» **What you should do**
Repeat exactly and only the lines from the line containing "Recreate this image as a web" through the line containing "var lastYearNote = '(至12.05)';", both included.

» **Records to process**
*-*-*
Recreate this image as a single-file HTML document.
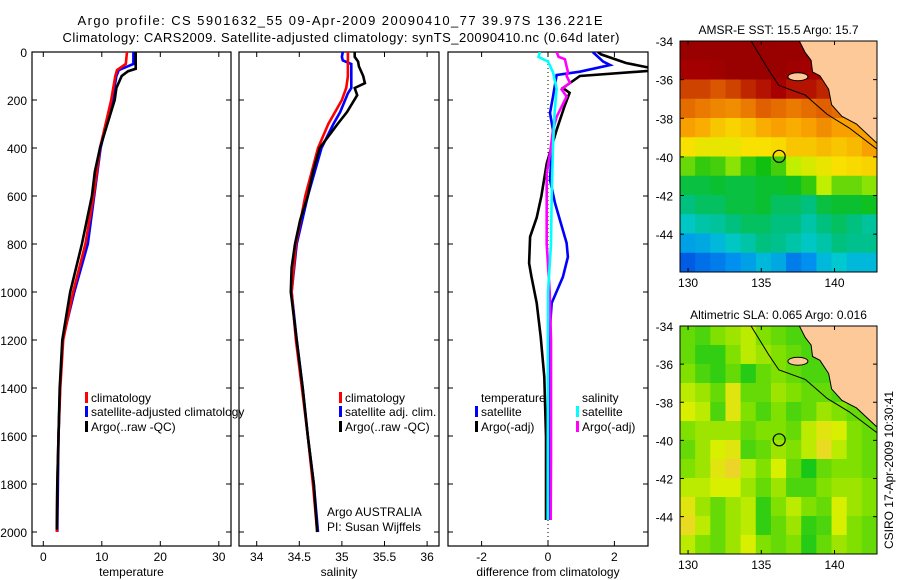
*-*-*
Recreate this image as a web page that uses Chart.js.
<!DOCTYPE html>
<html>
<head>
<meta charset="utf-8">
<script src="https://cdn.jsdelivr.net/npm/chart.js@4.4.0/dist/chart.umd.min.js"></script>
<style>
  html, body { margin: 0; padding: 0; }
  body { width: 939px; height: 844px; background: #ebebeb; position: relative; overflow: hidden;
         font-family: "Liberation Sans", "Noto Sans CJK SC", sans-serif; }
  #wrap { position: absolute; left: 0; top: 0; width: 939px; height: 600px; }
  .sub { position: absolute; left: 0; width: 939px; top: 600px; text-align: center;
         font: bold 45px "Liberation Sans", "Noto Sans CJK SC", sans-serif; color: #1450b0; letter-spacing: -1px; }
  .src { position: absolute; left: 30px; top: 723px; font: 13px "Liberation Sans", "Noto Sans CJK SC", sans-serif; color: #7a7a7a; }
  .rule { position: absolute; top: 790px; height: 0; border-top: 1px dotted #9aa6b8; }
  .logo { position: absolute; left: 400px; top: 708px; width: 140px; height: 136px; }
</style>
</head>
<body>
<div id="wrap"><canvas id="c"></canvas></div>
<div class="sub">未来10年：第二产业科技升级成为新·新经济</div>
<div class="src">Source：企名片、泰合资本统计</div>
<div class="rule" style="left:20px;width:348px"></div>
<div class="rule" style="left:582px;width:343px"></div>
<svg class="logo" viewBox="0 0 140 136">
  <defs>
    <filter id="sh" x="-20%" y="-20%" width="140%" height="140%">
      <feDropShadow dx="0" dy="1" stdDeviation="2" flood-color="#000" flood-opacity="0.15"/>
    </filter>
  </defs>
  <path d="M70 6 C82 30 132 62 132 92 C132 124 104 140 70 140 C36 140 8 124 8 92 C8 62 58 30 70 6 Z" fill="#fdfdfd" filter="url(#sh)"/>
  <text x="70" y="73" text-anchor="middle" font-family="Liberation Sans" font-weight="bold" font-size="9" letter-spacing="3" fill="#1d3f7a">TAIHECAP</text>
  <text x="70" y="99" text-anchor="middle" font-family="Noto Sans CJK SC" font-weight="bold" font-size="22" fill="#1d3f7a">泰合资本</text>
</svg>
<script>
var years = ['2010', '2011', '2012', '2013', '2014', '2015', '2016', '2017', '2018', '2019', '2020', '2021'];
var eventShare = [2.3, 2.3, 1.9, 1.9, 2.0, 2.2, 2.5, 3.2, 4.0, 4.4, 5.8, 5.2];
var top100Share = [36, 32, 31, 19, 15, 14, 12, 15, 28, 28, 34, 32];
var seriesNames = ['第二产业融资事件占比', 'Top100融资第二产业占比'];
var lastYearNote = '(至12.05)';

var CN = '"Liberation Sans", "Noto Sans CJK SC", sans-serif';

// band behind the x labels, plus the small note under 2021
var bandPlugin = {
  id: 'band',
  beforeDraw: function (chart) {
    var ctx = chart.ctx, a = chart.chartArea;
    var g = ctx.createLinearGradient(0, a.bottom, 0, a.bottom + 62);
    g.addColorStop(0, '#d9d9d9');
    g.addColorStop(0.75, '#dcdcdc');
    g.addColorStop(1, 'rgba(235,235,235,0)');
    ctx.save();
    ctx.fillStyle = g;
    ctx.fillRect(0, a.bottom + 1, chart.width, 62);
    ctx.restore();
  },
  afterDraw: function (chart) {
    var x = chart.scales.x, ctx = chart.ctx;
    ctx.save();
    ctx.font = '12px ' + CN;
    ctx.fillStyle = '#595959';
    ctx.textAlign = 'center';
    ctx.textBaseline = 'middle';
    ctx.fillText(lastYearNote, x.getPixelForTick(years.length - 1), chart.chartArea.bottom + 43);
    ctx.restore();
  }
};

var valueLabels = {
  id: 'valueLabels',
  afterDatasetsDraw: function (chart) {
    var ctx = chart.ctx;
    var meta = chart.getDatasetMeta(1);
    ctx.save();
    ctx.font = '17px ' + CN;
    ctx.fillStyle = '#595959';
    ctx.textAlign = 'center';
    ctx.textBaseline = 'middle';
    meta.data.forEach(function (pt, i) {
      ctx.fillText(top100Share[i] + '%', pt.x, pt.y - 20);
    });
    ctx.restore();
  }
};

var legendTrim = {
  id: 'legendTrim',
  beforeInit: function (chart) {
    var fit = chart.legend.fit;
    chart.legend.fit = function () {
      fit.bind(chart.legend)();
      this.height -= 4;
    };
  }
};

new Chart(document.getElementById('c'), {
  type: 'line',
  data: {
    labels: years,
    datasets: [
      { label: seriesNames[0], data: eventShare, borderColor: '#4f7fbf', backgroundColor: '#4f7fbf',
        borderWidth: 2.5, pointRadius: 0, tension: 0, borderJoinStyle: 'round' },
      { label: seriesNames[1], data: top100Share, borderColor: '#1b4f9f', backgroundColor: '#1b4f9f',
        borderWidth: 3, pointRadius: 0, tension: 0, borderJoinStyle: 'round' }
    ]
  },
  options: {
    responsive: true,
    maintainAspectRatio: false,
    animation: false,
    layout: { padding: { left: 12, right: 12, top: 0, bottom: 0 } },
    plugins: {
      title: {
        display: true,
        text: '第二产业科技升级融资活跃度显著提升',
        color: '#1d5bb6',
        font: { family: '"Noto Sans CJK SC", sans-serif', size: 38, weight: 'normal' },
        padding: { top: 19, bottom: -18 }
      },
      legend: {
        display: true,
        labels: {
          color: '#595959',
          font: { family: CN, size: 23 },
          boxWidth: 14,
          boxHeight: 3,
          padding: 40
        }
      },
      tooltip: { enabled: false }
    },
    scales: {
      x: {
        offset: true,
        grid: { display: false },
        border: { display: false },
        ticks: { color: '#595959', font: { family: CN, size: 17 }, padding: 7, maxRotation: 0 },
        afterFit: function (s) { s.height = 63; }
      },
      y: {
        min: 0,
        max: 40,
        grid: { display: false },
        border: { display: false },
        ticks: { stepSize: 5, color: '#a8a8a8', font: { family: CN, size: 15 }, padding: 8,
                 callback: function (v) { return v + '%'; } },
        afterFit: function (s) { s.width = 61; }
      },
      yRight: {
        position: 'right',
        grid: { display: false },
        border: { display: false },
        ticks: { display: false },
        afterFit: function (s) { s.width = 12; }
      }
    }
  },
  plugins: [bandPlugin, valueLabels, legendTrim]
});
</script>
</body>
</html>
*-*-*
» **Exercise solution**
Recreate this image as a web page that uses Chart.js.
<!DOCTYPE html>
<html>
<head>
<meta charset="utf-8">
<script src="https://cdn.jsdelivr.net/npm/chart.js@4.4.0/dist/chart.umd.min.js"></script>
<style>
  html, body { margin: 0; padding: 0; }
  body { width: 939px; height: 844px; background: #ebebeb; position: relative; overflow: hidden;
         font-family: "Liberation Sans", "Noto Sans CJK SC", sans-serif; }
  #wrap { position: absolute; left: 0; top: 0; width: 939px; height: 600px; }
  .sub { position: absolute; left: 0; width: 939px; top: 600px; text-align: center;
         font: bold 45px "Liberation Sans", "Noto Sans CJK SC", sans-serif; color: #1450b0; letter-spacing: -1px; }
  .src { position: absolute; left: 30px; top: 723px; font: 13px "Liberation Sans", "Noto Sans CJK SC", sans-serif; color: #7a7a7a; }
  .rule { position: absolute; top: 790px; height: 0; border-top: 1px dotted #9aa6b8; }
  .logo { position: absolute; left: 400px; top: 708px; width: 140px; height: 136px; }
</style>
</head>
<body>
<div id="wrap"><canvas id="c"></canvas></div>
<div class="sub">未来10年：第二产业科技升级成为新·新经济</div>
<div class="src">Source：企名片、泰合资本统计</div>
<div class="rule" style="left:20px;width:348px"></div>
<div class="rule" style="left:582px;width:343px"></div>
<svg class="logo" viewBox="0 0 140 136">
  <defs>
    <filter id="sh" x="-20%" y="-20%" width="140%" height="140%">
      <feDropShadow dx="0" dy="1" stdDeviation="2" flood-color="#000" flood-opacity="0.15"/>
    </filter>
  </defs>
  <path d="M70 6 C82 30 132 62 132 92 C132 124 104 140 70 140 C36 140 8 124 8 92 C8 62 58 30 70 6 Z" fill="#fdfdfd" filter="url(#sh)"/>
  <text x="70" y="73" text-anchor="middle" font-family="Liberation Sans" font-weight="bold" font-size="9" letter-spacing="3" fill="#1d3f7a">TAIHECAP</text>
  <text x="70" y="99" text-anchor="middle" font-family="Noto Sans CJK SC" font-weight="bold" font-size="22" fill="#1d3f7a">泰合资本</text>
</svg>
<script>
var years = ['2010', '2011', '2012', '2013', '2014', '2015', '2016', '2017', '2018', '2019', '2020', '2021'];
var eventShare = [2.3, 2.3, 1.9, 1.9, 2.0, 2.2, 2.5, 3.2, 4.0, 4.4, 5.8, 5.2];
var top100Share = [36, 32, 31, 19, 15, 14, 12, 15, 28, 28, 34, 32];
var seriesNames = ['第二产业融资事件占比', 'Top100融资第二产业占比'];
var lastYearNote = '(至12.05)';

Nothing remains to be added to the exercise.